Mevcut sistemle, yüzde 25 oy olan bir parti, iktidar partisi olabiliyor. Şimdi iktidara gelmek için halkın en az yarısının oyunu almanız gerekiyor. Bu anayasa değişikliğinin belki de en önemli sonucu bu olacaktır. Artık Türkiye, koalisyon dönemlerine veda edecektir. Türkiye, bir daha koalisyonla yönetilen bir ülke olmayacaktır. Türkiye, bir daha, ‘Cumhurbaşkanı Başbakana anayasa kitapçığı fırlattı’ diye krizler yaşayan bir ülke olmayacaktır. Belki yaşı 30 civarında olanlar hatırlamıyor olabilir, ancak biraz daha yaşlı olanlar o günleri çok iyi hatırlıyor. Koalisyon dönemlerinden milletimiz çok çekti. Türkiye’nin yeniden o günlere dönmemesi için bu referandum çok önemli. Türkiye’nin yeniden bir atılım dönemi yakalaması için bu referandum büyük bir fırsat. Türkiye’nin önündeki son engellerden, üzerindeki son yüklerden, ayağındaki son prangalardan kurtulması için, referandum tarihi bir dönüm noktası olacak.
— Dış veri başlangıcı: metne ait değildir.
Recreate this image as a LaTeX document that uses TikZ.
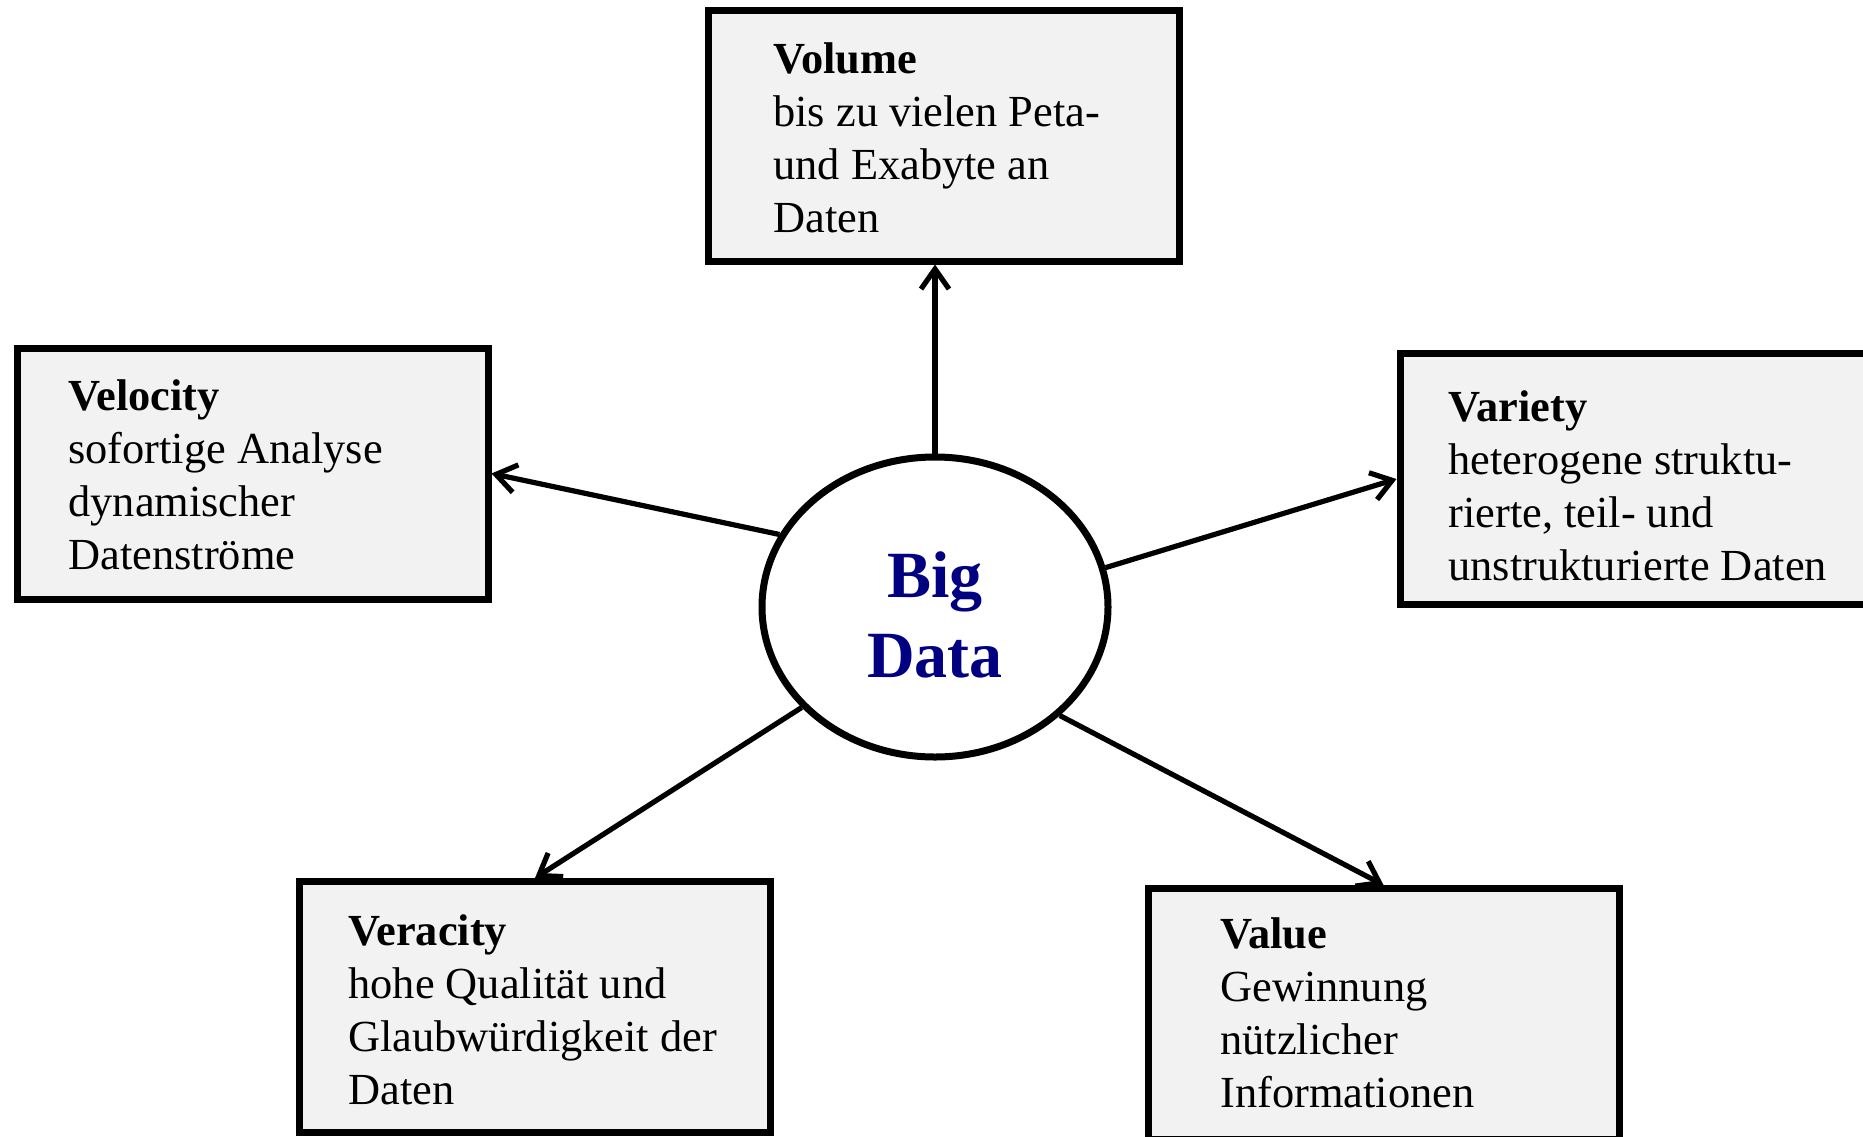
\documentclass[tikz,border=0pt]{standalone}
\usepackage{fontspec}
\setmainfont{Liberation Serif}
\usetikzlibrary{shapes.geometric,arrows.meta}
\definecolor{boxgray}{HTML}{F2F2F2}
\definecolor{bdblue}{RGB}{0,0,128}

\begin{document}
\begin{tikzpicture}[x=0.5pt, y=-0.5pt,
    vbox/.style={draw, line width=3.5pt, fill=boxgray, minimum width=235.5pt, minimum height=125.5pt, inner sep=0pt},
    vtext/.style={anchor=base west, align=left, inner sep=0pt, font=\fontsize{22.2}{26.5}\selectfont},
    hub/.style={draw, ellipse, line width=3.5pt, minimum width=173pt, minimum height=150pt, inner sep=0pt},
    arr/.style={line width=2.6pt, -{Straight Barb[length=10pt,width=14pt]}}]
    \useasboundingbox (0,0) rectangle (1863,1136);
    \node [hub] (bigdata) at (935,607) {};
    \node [anchor=base, align=center, inner sep=0pt, text=bdblue, font=\fontsize{33}{40}\selectfont\bfseries] (bigdatatxt) at (935,677) {Big\\Data};
    \node [vbox] (volume) at (943.5,135.5) {};
    \node [vbox] (velocity) at (252.5,473.5) {};
    \node [vbox] (variety) at (1635.5,479) {};
    \node [vbox] (veracity) at (535,1007) {};
    \node [vbox] (value) at (1383.5,1014) {};
    \node [vtext] (volumetxt) at (773,232) {\textbf{Volume}\\bis zu vielen Peta-\\und Exabyte an\\Daten};
    \node [vtext] (velocitytxt) at (68,569) {\textbf{Velocity}\\sofortige Analyse\\dynamischer\\Datenströme};
    \node [vtext] (varietytxt) at (1448,580) {\textbf{Variety}\\heterogene struktu-\\rierte, teil- und\\unstrukturierte Daten};
    \node [vtext] (veracitytxt) at (348,1104) {\textbf{Veracity}\\hohe Qualität und\\Glaubwürdigkeit der\\Daten};
    \node [vtext] (valuetxt) at (1220,1107) {\textbf{Value}\\Gewinnung\\nützlicher\\Informationen};
    \draw [arr] (bigdata.north) -- (bigdata.north |- volume.south);
    \draw [arr] (bigdata.155) -- (velocity.east);
    \draw [arr] (bigdata.13) -- (variety.west);
    \draw [arr] (bigdata.217) -- (veracity.north);
    \draw [arr] (bigdata.319) -- (value.north);
\end{tikzpicture}
\end{document}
Nisan ayına kadar, bu anayasa değişikliğinin neler getirdiğini milletimize anlatacağız. Sizlerle birlikte her mahalleye değil, her sokağa değil, her eve gideceğiz. Çalınmadık bir kapı bırakmayacağız. Elini sıkmadığımız bir kişi dahi bırakmayacağız. Bu değişikliğe neden ihtiyaç olduğunu, ne amaçladığımızı ve değişiklik neticesinde neler kazanacağımızı herkese anlatacağız. İnşallah milletimiz en doğru kararı verecektir. Milletimiz, Türkiye’nin önünü açacaktır. Eminim ki referandum sonrasında rüzgâr, artık arkamızdan esmeye başlayacaktır. Bu gemi, bundan sonra çok daha hızlı bir şekilde yoluna devam edecektir. Hiçbir fırtına ve hiçbir dalga, bırakın bu gemiyi batırmayı, bırakın bu gemiyi durdurmayı, yavaşlatmayı bile beceremeyecektir. Bu bilinçle hareket edelim. Düzce’de bir rekor kıralım. Ben Düzce’nin bu referandumda en fazla evet oyu veren şehir olacağına inanıyorum. Ben bunu hedefliyorum” dedi.